I briefly checked out the cabin, just to make sure that it wasn’t full of water or anything, and it was fine. I then started to disconnect the tiller. The bolts were too long to use a short socket, and I couldn’t get the long socket in there with the tiller hard over to port as it was. I attempted to straighten the tiller, but it was oddly difficult to move. Then I heard a metallic “thunk.” I got up to confirm my suspicion, and as I maneuvered to peer over the stern rail, the roll of wrenches that were still in my pocket activated my telephone, which started poignantly playing “Careless Whisper” by George Michael.

Careless Whisper: Step Stool Tipped Over

The tiller, in its usual configuration, is directly connected to the rudder, and when you turn the tiller, you move the rudder…which knocks over the step stool. A Careless Whisper indeed.

I have developed a minor fear of heights in middle age. I don’t know what changed—I used to climb around the rafters of barns and stuff like it was nothing—but the last time I went up on my (one story) roof to clean the gutters, I had such a hard time getting back down the ladder that I seriously considered just kicking it away and calling the fire department to come get me. The only reason I didn’t was because I thought their solution might be to simply put my ladder back, in which case I’d be in the exact same situation but with an audience.

I looked over the transom for a long time, and thought “I guess I live here now.” It wasn’t until the saxophone solo started that I returned to the cockpit to disconnect the tiller. The step ladder was already in its lowest potential energy state, and finishing the job wasn’t going to make it any worse. It came off easily with the tiller centered, and then I worked on figuring out how to get down. In reality, the anticipation was worse than the execution. I had been imagining some serious Spider Man stuff, or worse, just clumsily falling off and tumbling into the water, but it’s not that far from the bottom of the boarding ladder to the ground. Once I was down there I put the step stool back so that I could go retrieve the tools and tiller and tie the aft end of the cover back on.

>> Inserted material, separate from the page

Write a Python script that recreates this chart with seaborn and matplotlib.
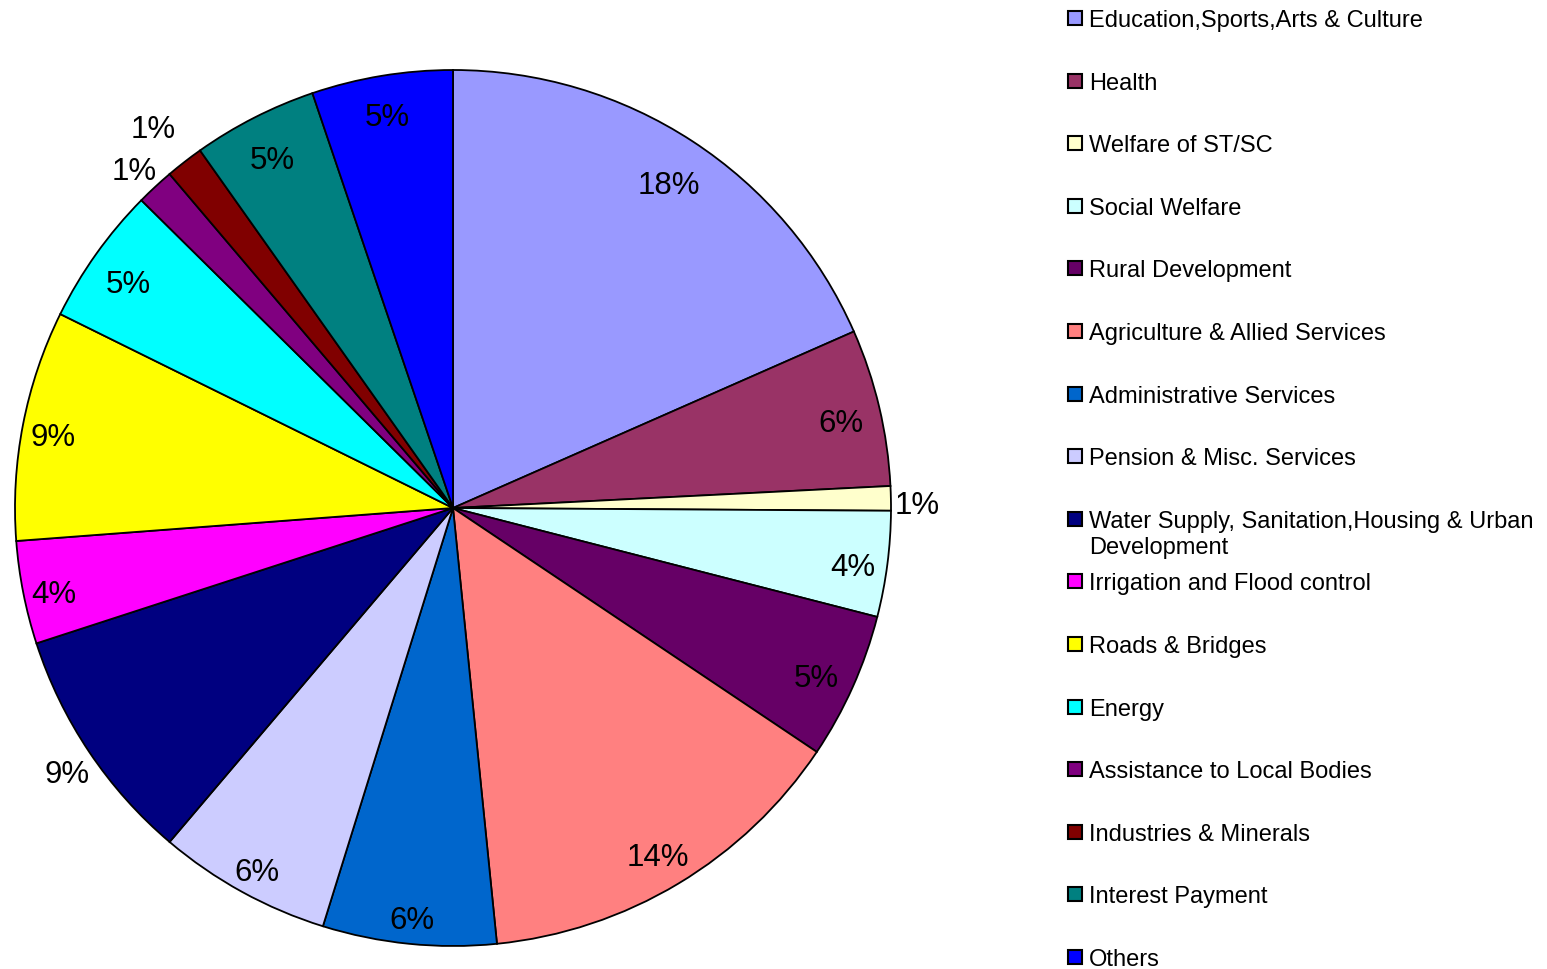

I took an even more circuitous route home, running mostly on dirt roads through the pines. I came across a couple Fuzzy Bunnies standing next to their monstrous jacked-up trucks near Hawkins Bridge and had my typical thoughts about how nothing in New Jersey really requires 48in tires and how in high school, I easily got my decrepit 1985 Ford Escort to the exact spot where they were parked. Then I noticed their flags and regalia, extolling a certain someone who (at least according to objective reality) lost the most recent presidential election, and for some reason I became acutely aware that I was playing A Tribe Called Quest’s The Low End Theory quite loudly. I gave a terse wave and downshifted. Aside from that moment, I greatly enjoyed wandering across South Jersey. I find it rejuvenating and it feels like home, even if I don’t exactly nail the demographic.

It’s hard to believe that in the same drive home I would eventually be on the Schuylkill Expressway, which I believe was the inspiration for Mad Max: Fury Road. I have no idea what the demographic on that road is, other than “insane.” Sometimes they don’t even clear the wreckage of recent crashes. They’ll kind of push them out of the way, but they don’t remove them entirely. They stay there for days, like the bones of an ox next to a poisoned spring in a Cormac McCarthy novel, serving as a morbid warning to not drink the water. But the drivers are so thirsty.

Anyway, the cover is fine, and I retrieved the tiller. Time to break out the varnish. I look forward to whatever soundtrack comes out of my back pocket for that.

"Prepare to fend off the bridge abutment."